Un rigagnolo che scende dal versante est del vallone di valle cupa, di fronte a Lavello, attira la nostra attenzione: dove c’è un rigagnolo, ormai lo abbiamo ricordato, potrebbe sicuramente esserci un’opera dell’uomo costruita per accumulare il prezioso liquido, e così ci inerpichiamo seguendo l’acqua, poco più di umidità, veramente, fino ad arrivare proprio ad un’altra bella pescara, sovrastata da un grandissimo alloro.
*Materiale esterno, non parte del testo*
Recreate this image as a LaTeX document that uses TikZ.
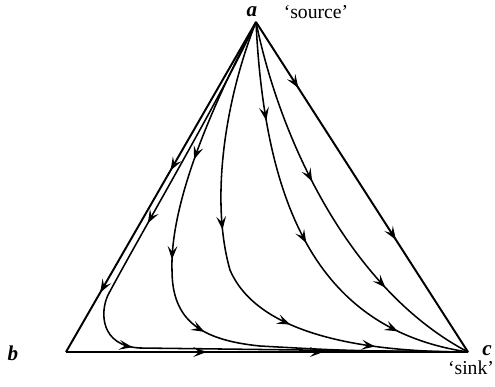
\documentclass[tikz,border=0pt]{standalone}
\usepackage{fontspec}
\setmainfont{Liberation Serif}
\usetikzlibrary{calc, arrows.meta, decorations.markings, positioning}

\tikzset{
    midarrow/.style={postaction={decorate, decoration={markings,
        mark=at position #1 with {\arrow{Stealth[length=9.5pt, width=7pt, inset=4pt]}}}}},
}

\begin{document}
\begin{tikzpicture}[x=0.025cm, y=-0.025cm, line join=round,
    edge/.style={line width=1.4pt},
    orbit/.style={line width=1.1pt},
    lbl/.style={font=\fontsize{14}{16}\selectfont, inner sep=0pt},
    vlbl/.style={font=\fontsize{15}{17}\selectfont\bfseries\itshape, inner sep=0pt}]

    \useasboundingbox (0,0) rectangle (495,387);

    % =================================================================
    % 1. VERTICES OF THE TRIANGLE
    % =================================================================
    \coordinate (A) at (256, 22);
    \coordinate (B) at (66, 352);
    \coordinate (C) at (468, 352);

    % =================================================================
    % 2. EDGES (INVARIANT SIDES)
    % =================================================================
    \draw[edge, midarrow=0.45, midarrow=0.82] (A) -- (B);
    \draw[edge, midarrow=0.35, midarrow=0.64] (B) -- (C);
    \draw[edge, midarrow=0.2, midarrow=0.66] (A) -- (C);

    % =================================================================
    % 3. TRAJECTORIES FROM SOURCE TO SINK
    % =================================================================
    % close to side ab
    \draw[orbit, midarrow=0.32, midarrow=0.53] (A) .. controls (225,90) and (140,235) .. (108,295)
        .. controls (100,312) and (100,346) .. (140,348) .. controls (300,350) .. (C);
    \draw[orbit, midarrow=0.25, midarrow=0.42, midarrow=0.56] (A) .. controls (215,100) and (170,200) .. (172,270)
        .. controls (172,320) and (200,340) .. (260,346) .. controls (350,351) .. (C);
    \draw[orbit, midarrow=0.41, midarrow=0.65, midarrow=0.82] (A) .. controls (225,100) and (210,200) .. (230,270)
        .. controls (260,340) and (380,352) .. (C);
    % close to side ac
    \draw[orbit, midarrow=0.23, midarrow=0.53, midarrow=0.83] (A) .. controls (265,210) and (320,330) .. (C);
    \draw[orbit, midarrow=0.42, midarrow=0.74] (A) .. controls (280,140) and (350,290) .. (C);

    % =================================================================
    % 4. LABELS
    % =================================================================
    \node[vlbl] (labA) at (252, 12) {a};
    \node[lbl] (source) at (316, 12) {‘source’};
    \node[vlbl] (labB) at (13, 353) {b};
    \node[vlbl] (labC) at (487, 351) {c};
    \node[lbl] (sink) at (471, 368) {‘sink’};

\end{tikzpicture}
\end{document}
La vasca è piena, ben tenuta,non come quella che avevamo visto dopo aver lasciato Donato, che era ormai scomparsa sotto cumuli di terra e rovi, segno di  definitivo abbandono. No, questa è viva, l’acqua esce a valle dalla cannuccia sempre fresca e limpida ,dopo essere entrata dall’altro lato della vasca, quello a monte, ma…

Ma subito a monte della vasca, quasi attaccata ad essa, a pochissimi metri di distanza, c’è un’ antica costruzione, una casa a due piani, e, cosa strana, l’acqua sembra uscire proprio dal grande ingresso ad arco di mattoni, sembra nascere da lì, dato che ai lati della casa il terreno è asciutto. Aggiriamo la vasca ed entriamo davvero incuriositi, muovendoci nel fango, attirati da quella che sembrerebbe essere una seconda stanza più interna, buia, alla quale si accede da un varco in pietra e mattoni intonacati e invece si rivela essere…una vasca, una piscina, una pscar al piano terra della casa, dentro questa casa!
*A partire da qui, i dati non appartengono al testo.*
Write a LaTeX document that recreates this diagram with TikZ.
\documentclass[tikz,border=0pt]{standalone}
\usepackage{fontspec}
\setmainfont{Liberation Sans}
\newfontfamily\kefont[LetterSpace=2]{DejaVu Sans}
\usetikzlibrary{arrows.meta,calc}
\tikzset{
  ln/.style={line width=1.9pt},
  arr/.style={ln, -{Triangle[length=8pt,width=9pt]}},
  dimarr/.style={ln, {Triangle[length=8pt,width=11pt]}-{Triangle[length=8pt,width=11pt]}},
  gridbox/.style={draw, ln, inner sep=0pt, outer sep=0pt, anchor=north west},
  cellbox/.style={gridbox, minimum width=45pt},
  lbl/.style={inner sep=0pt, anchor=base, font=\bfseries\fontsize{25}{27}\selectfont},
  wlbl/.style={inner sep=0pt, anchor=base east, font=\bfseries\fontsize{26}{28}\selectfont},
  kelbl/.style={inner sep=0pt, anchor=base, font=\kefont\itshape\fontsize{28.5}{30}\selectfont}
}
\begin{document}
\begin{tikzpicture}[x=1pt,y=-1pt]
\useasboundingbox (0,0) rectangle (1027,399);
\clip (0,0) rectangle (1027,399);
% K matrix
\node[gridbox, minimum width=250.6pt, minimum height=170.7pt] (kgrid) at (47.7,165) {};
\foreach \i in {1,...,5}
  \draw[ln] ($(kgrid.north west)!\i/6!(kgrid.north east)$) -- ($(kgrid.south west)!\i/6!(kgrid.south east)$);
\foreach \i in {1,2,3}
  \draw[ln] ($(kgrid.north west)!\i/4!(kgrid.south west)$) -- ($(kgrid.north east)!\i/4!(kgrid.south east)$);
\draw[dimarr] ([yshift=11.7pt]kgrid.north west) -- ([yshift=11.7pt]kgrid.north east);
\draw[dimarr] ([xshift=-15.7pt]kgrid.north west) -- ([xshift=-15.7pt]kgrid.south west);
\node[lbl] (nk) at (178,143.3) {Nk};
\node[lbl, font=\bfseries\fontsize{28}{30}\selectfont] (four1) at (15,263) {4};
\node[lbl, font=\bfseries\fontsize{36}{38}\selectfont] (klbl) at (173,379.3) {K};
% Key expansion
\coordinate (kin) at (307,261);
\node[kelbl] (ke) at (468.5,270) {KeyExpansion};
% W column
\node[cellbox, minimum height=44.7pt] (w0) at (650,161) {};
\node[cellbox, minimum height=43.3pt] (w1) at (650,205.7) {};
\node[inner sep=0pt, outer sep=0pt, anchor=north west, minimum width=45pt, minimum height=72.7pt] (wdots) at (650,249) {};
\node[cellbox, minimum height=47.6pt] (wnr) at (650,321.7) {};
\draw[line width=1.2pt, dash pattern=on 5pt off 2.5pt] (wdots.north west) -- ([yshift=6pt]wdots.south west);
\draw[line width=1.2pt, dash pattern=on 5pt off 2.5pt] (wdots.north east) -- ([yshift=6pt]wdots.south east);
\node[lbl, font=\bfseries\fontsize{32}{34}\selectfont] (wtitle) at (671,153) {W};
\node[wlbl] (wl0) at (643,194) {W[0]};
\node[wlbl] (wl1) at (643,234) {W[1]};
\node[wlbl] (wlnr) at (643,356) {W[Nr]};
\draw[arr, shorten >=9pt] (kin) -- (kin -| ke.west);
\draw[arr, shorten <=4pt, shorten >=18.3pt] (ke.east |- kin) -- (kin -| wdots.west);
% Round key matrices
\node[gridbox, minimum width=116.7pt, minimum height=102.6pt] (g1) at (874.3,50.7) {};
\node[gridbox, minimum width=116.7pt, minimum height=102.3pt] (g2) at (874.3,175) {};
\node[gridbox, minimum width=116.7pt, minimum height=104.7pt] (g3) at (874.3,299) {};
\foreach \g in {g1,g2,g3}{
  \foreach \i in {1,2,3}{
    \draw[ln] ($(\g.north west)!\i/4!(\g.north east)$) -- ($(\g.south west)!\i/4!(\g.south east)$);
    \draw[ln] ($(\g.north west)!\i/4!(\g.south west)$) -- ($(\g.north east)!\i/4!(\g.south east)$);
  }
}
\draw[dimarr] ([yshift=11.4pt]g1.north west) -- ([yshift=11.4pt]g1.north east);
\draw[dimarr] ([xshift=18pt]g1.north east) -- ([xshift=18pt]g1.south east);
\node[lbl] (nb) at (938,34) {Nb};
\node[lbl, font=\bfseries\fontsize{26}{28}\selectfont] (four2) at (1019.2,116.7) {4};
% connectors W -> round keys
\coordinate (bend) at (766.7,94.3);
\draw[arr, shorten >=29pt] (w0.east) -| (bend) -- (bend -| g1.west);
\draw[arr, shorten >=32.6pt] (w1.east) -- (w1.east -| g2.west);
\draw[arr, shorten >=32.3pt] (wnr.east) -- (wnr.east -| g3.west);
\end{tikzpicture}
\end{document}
Uno spettacolo affascinante si offre ai nostri occhi che, ancora disabituati al buio improvviso, hanno bisogno  dell’aiuto di ripetuti flash per ammirare la bellezza, il fascino, quasi la sacralità del luogo: un pavimento liquido, dolce, placido, creato dall’acqua che, oltre a sgorgare cantando la più dolce melodia del mondo, il pling pling delle gocce d’acqua,  sorge da ogni dove, a partire dalla parete di fronte, costituita da un grande masso sul quale troneggia un bellissimo rivestimento di  piccole stalattiti.

Non avevo mai visto nulla del genere. Quanti tesori naturali nasconde Lavello, quanti tesori naturali, o costruiti e lasciatici dai nostri avi mostra Lavello, quanti tesori che  non sappiamo riconoscere, apprezzare, conservare e valorizzare!